The Securities and Exchange Commission on Friday charged four brokers who formerly worked on the cash desk at a New York-based broker-dealer with illegally overcharging customers $18.7 million by using hidden markups and markdowns and secretly keeping portions of profitable customer trades.
The SEC alleges that the brokers–Marek Leszczynski, Benjamin Chouchane, Gregory Reyftmann and Henry Condro–purported to charge customers very low commission fees that were typically pennies or fractions of pennies per transaction, but in reality they were reporting false prices when executing the orders to purchase and sell securities on behalf of their customers.
“The brokers made their scheme especially difficult to detect because they deceptively charged the markups and markdowns during times of market volatility in order to conceal the fraudulent nature of the prices they were reporting to their customers,” the SEC says. “The surreptitiously embedded markups and markdowns ranged from a few dollars to $228,000 and involved more than 36,000 transactions during a four-year period. Some fees were altered by more than 1,000 percent of what was being told to customers.”
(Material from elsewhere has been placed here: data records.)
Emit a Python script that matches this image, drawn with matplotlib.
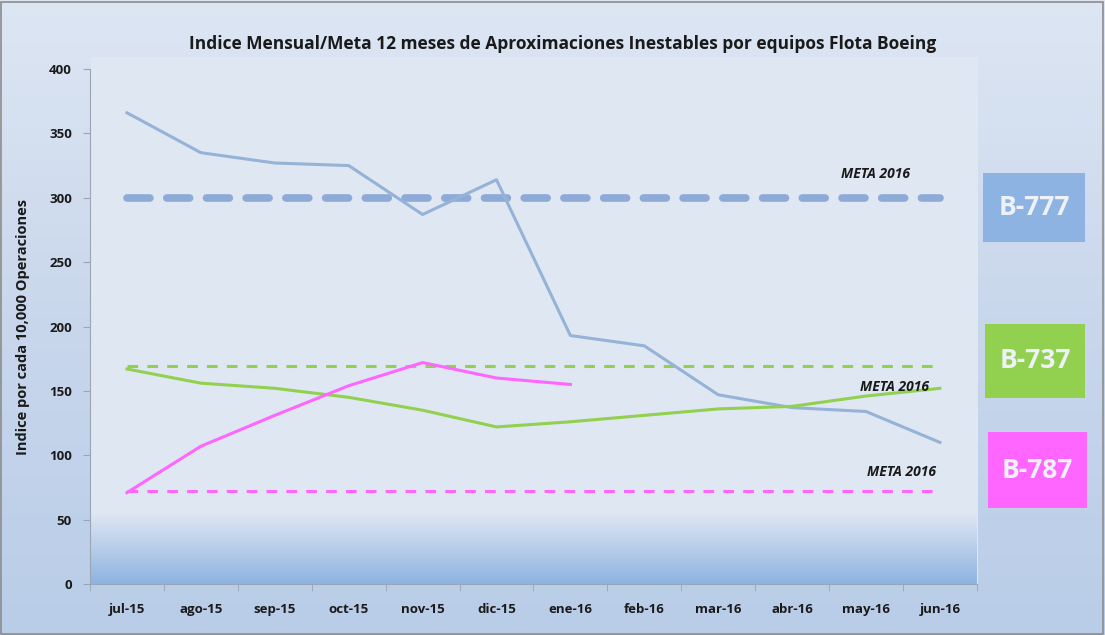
import numpy as np
import matplotlib.pyplot as plt
from matplotlib.patches import Rectangle
from matplotlib.colors import LinearSegmentedColormap

plt.rcParams['font.family'] = ['Open Sans', 'DejaVu Sans']

meses = ['jul-15', 'ago-15', 'sep-15', 'oct-15', 'nov-15', 'dic-15',
         'ene-16', 'feb-16', 'mar-16', 'abr-16', 'may-16', 'jun-16']
b777 = [366, 335, 327, 325, 287, 314, 193, 185, 147, 137, 134, 110]
b737 = [167, 156, 152, 145, 135, 122, 126, 131, 136, 138, 146, 152]
b787 = [71, 107, 131, 154, 172, 160, 155]
meta777 = 300
meta737 = 169
meta787 = 72

c777 = '#95b3d7'
c737 = '#92d050'
c787 = '#ff66ff'

fig = plt.figure(figsize=(11.05, 6.35), dpi=100)
fig.patch.set_facecolor('#cad8ec')

# fondo con degradado de la figura
bg = fig.add_axes([0, 0, 1, 1], zorder=-10)
bg.axis('off')
g = np.linspace(0, 1, 256).reshape(-1, 1)
cm_fig = LinearSegmentedColormap.from_list('f', ['#dde6f3', '#c9d7ec', '#b9cde8'])
bg.imshow(g, aspect='auto', cmap=cm_fig, extent=(0, 1, 0, 1))
bg.set_xlim(0, 1)
bg.set_ylim(0, 1)
bg.add_patch(Rectangle((0.001, 0.002), 0.997, 0.995, fill=False, ec='#8c8c8c', lw=1.2))
bg.add_patch(Rectangle((0.082, 0.08), 0.803, 0.83, fc='#dfe7f3', ec='none'))

ax = fig.add_axes([0.0815, 0.0803, 0.8025, 0.811])
ax.set_facecolor('none')
x = np.arange(len(meses))

# degradado inferior del area de trazado
cm_plot = LinearSegmentedColormap.from_list('p', ['#8db3e2', '#b7cdea', '#dfe7f3'])
grad = np.linspace(0, 1, 256).reshape(-1, 1)
ax.imshow(grad, aspect='auto', cmap=cm_plot, origin='lower',
          extent=(-0.5, 11.5, 0, 55), zorder=0)

ax.plot(x, b777, color=c777, lw=2.2, zorder=3)
ax.plot(x, b737, color=c737, lw=2.2, zorder=3)
ax.plot(x[:len(b787)], b787, color=c787, lw=2.2, zorder=3)

ax.plot([x[0], x[-1]], [meta777, meta777], color='#8eaad6', lw=5.5,
        dashes=(3, 2.2), dash_capstyle='round', zorder=2)
ax.plot([x[0], x[-1]], [meta737, meta737], color=c737, lw=2.2,
        dashes=(3.5, 3), zorder=2)
ax.plot([x[0], x[-1]], [meta787, meta787], color=c787, lw=2.2,
        dashes=(3.5, 3), zorder=2)

fnt = dict(fontsize=10, fontweight='bold', style='italic', color='#1a1a1a', ha='right')
ax.text(10.6, meta777 + 15, 'META 2016', **fnt)
ax.text(10.85, 150, 'META 2016', **fnt)
ax.text(10.95, meta787 + 12, 'META 2016', **fnt)

ax.set_xlim(-0.5, 11.5)
ax.set_ylim(0, 400)
ax.set_yticks(np.arange(0, 401, 50))
ax.set_xticks(x)
ax.set_xticklabels(meses)
ax.set_xticks(np.arange(-0.5, 12, 1), minor=True)
ax.tick_params(axis='x', which='major', length=0, pad=14)
ax.tick_params(axis='x', which='minor', length=5, color='#9aa5b5')
ax.tick_params(axis='y', length=5, color='#9aa5b5', pad=8)
for lab in ax.get_xticklabels() + ax.get_yticklabels():
    lab.set_fontweight('bold')
    lab.set_fontsize(9.5)
    lab.set_color('#1a1a1a')
for s in ['top', 'right']:
    ax.spines[s].set_visible(False)
ax.spines['left'].set_color('#9aa5b5')
ax.spines['bottom'].set_color('#9aa5b5')

ax.set_ylabel('Indice por cada 10,000 Operaciones', fontsize=10.5,
              fontweight='bold', color='#1a1a1a', labelpad=14)
fig.text(0.509, 0.93, 'Indice Mensual/Meta 12 meses de Aproximaciones Inestables por equipos Flota Boeing',
         ha='center', va='center', fontsize=12.5, fontweight='bold', color='#1a1a1a')

# recuadros de equipos
cajas = [('B-777', '#8db3e2', 983, 173, 102, 69),
         ('B-737', '#92d050', 985, 324, 100, 74),
         ('B-787', '#ff66ff', 988, 432, 99, 76)]
for nombre, col, px, py, w, h in cajas:
    fig.patches.append(Rectangle((px / 1105, 1 - (py + h) / 635), w / 1105, h / 635,
                                 transform=fig.transFigure, fc=col, ec='none'))
    fig.text((px + w / 2) / 1105, 1 - (py + h / 2) / 635, nombre, ha='center', va='center',
             fontsize=19, fontweight='bold', color='#eef2f8')

fig.savefig('out.png', dpi=100, facecolor=fig.get_facecolor())
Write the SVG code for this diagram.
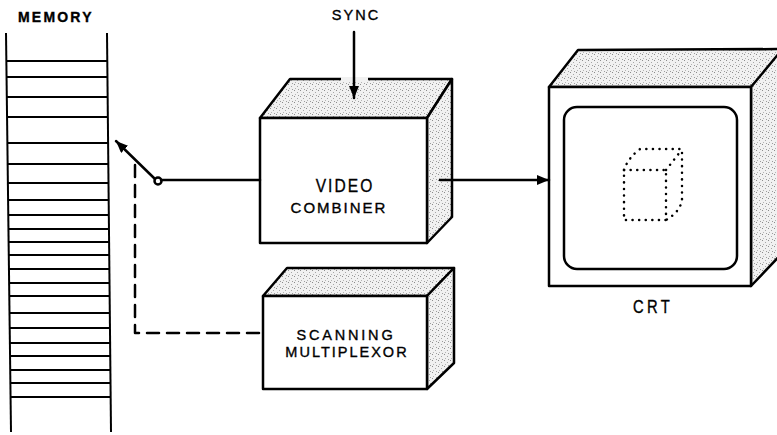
<svg xmlns="http://www.w3.org/2000/svg" width="777" height="435" viewBox="0 0 777 435">
  <defs>
    <pattern id="stipple" width="6" height="6" patternUnits="userSpaceOnUse">
      <rect width="6" height="6" fill="#f1f1f1"/>
      <rect x="0" y="0" width="1" height="1" fill="#8c8c8c"/>
      <rect x="3" y="2" width="1" height="1" fill="#a6a6a6"/>
      <rect x="1" y="4" width="1" height="1" fill="#b4b4b4"/>
      <rect x="4" y="5" width="1" height="1" fill="#9c9c9c"/>
    </pattern>
    <marker id="arrow" viewBox="0 0 12 10" refX="12" refY="5" markerWidth="12" markerHeight="10" markerUnits="userSpaceOnUse" orient="auto">
      <path d="M0,0 L12,5 L0,10 z" fill="#000"/>
    </marker>
  </defs>
  <style>
    .ln { stroke: #000; stroke-width: 2.5; fill: none; stroke-linejoin: round; stroke-linecap: round; }
    .face { fill: #fff; stroke: #000; stroke-width: 2.5; stroke-linejoin: round; }
    .shade { fill: url(#stipple); stroke: #000; stroke-width: 2.5; stroke-linejoin: round; }
    .mem { stroke: #000; stroke-width: 2; }
    .lbl { font-family: "Liberation Sans", Arial, sans-serif; fill: #000; stroke: #000; stroke-width: 0.35; }
  </style>

  <!-- Memory stack -->
  <g id="memory">
    <text class="lbl" x="18" y="22" font-size="14" font-weight="bold" letter-spacing="2.2">MEMORY</text>
    <line class="mem" x1="6" y1="33" x2="11" y2="432"/>
    <line class="mem" x1="107" y1="33" x2="111" y2="432"/>
    <g class="mem">
      <line x1="7" y1="61" x2="108" y2="61"/>
      <line x1="7" y1="77" x2="108" y2="77"/>
      <line x1="7" y1="97" x2="108" y2="97"/>
      <line x1="7" y1="117" x2="108" y2="117"/>
      <line x1="8" y1="143" x2="109" y2="143"/>
      <line x1="8" y1="164" x2="109" y2="164"/>
      <line x1="8" y1="183" x2="109" y2="183"/>
      <line x1="8" y1="200" x2="109" y2="200"/>
      <line x1="8" y1="215" x2="109" y2="215"/>
      <line x1="9" y1="229" x2="109" y2="229"/>
      <line x1="9" y1="242" x2="109" y2="242"/>
      <line x1="9" y1="255" x2="110" y2="255"/>
      <line x1="9" y1="269" x2="110" y2="269"/>
      <line x1="9" y1="283" x2="110" y2="283"/>
      <line x1="9" y1="296" x2="110" y2="296"/>
      <line x1="10" y1="313" x2="110" y2="313"/>
      <line x1="10" y1="328" x2="110" y2="328"/>
      <line x1="10" y1="343" x2="110" y2="343"/>
      <line x1="10" y1="356" x2="110" y2="356"/>
      <line x1="10" y1="370" x2="110" y2="370"/>
      <line x1="10" y1="383" x2="111" y2="383"/>
      <line x1="10" y1="397" x2="111" y2="397"/>
    </g>
  </g>

  <!-- Video combiner box -->
  <g id="video-combiner">
    <polygon class="shade" points="260,118 290,79 452,79 427,118"/>
    <polygon class="shade" points="427,118 452,79 452,217 427,243"/>
    <rect class="face" x="260" y="118" width="167" height="125"/>
    <text class="lbl" transform="translate(345 192) scale(0.82 1)" font-size="19" text-anchor="middle" letter-spacing="2.5">VIDEO</text>
    <text class="lbl" x="339" y="213" font-size="15" text-anchor="middle" letter-spacing="2">COMBINER</text>
  </g>

  <!-- Scanning multiplexor box -->
  <g id="scanning-multiplexor">
    <polygon class="shade" points="263,296 287,268 454,268 427,296"/>
    <polygon class="shade" points="427,296 454,268 454,363 427,389"/>
    <rect class="face" x="263" y="296" width="164" height="93"/>
    <text class="lbl" x="346" y="340" font-size="14.5" text-anchor="middle" letter-spacing="2.8">SCANNING</text>
    <text class="lbl" x="347" y="357" font-size="14.5" text-anchor="middle" letter-spacing="2">MULTIPLEXOR</text>
  </g>

  <!-- CRT monitor -->
  <g id="crt">
    <polygon class="shade" points="549,87 578,50 790,49 751,87"/>
    <polygon class="shade" points="751,87 790,40 790,245 751,286"/>
    <rect class="face" x="549" y="87" width="202" height="199"/>
    <rect class="ln" x="564" y="107" width="173" height="162" rx="13" ry="13"/>
    <!-- dotted wireframe cube drawn on the screen -->
    <g class="ln" stroke-width="2.6" stroke-dasharray="0.1 6.5" stroke-linecap="round">
      <rect x="624" y="170" width="42" height="50" fill="none"/>
      <path d="M624,170 Q628,158 640,149 L682,149 L682,200 Q680,212 666,220" fill="none"/>
      <path d="M666,170 L680,152" fill="none"/>
    </g>
    <text class="lbl" transform="translate(653 313) scale(0.82 1)" font-size="18" text-anchor="middle" letter-spacing="4">CRT</text>
  </g>

  <!-- Sync input label -->
  <g id="sync">
    <text class="lbl" x="356" y="20" font-size="14.5" text-anchor="middle" letter-spacing="2">SYNC</text>
  </g>

  <!-- Connectors -->
  <g id="connectors">
    <!-- sync into video combiner -->
    <line x1="341" y1="79" x2="368" y2="79" stroke="#f1f1f1" stroke-width="4"/>
    <line class="ln" x1="354" y1="32" x2="354" y2="98" marker-end="url(#arrow)"/>
    <!-- switch arm selecting a memory word -->
    <line class="ln" x1="155" y1="179" x2="116" y2="141" marker-end="url(#arrow)"/>
    <circle cx="158" cy="181" r="3.5" fill="#fff" stroke="#000" stroke-width="2.5"/>
    <line class="ln" x1="161" y1="180" x2="260" y2="180"/>
    <!-- scanning control (dashed) -->
    <path class="ln" d="M135,165 L135,333 L262,333" stroke-dasharray="12 8" stroke-linecap="butt"/>
    <!-- video out to CRT -->
    <line class="ln" x1="440" y1="180" x2="549" y2="180" marker-end="url(#arrow)"/>
  </g>
</svg>
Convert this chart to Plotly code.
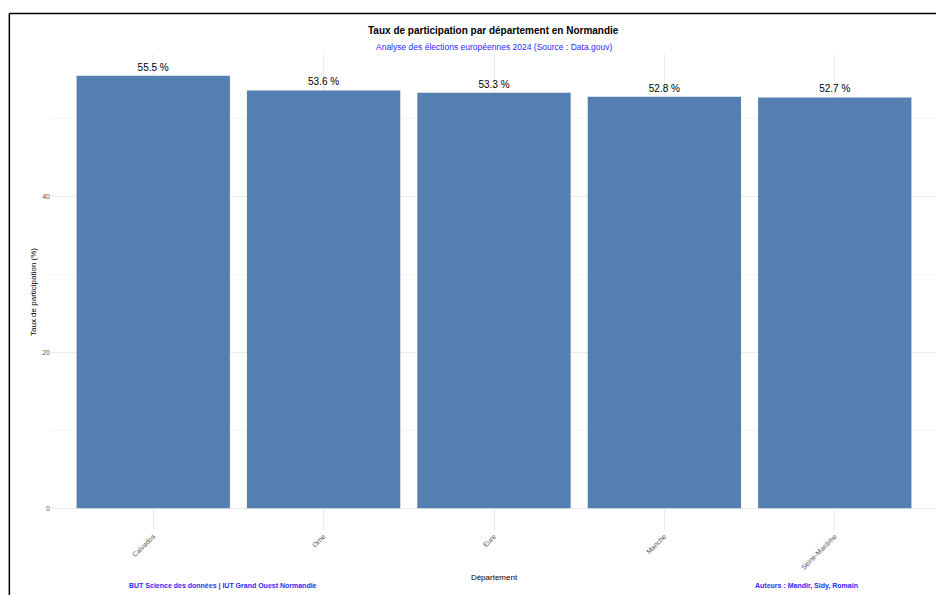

The SEC further alleges that when a customer placed a limit order seeking to purchase shares at a specified maximum price, the brokers filled the order at the customer’s limit price, but used opportune times to sell a portion of that order back to the market to obtain a secret profit for the firm. They falsely reported back to the customer that they could not fill the order at the limit price. Meanwhile, the brokers made millions of dollars in illicit performance bonuses based on the fraudulent earnings they were generating on the cash desk.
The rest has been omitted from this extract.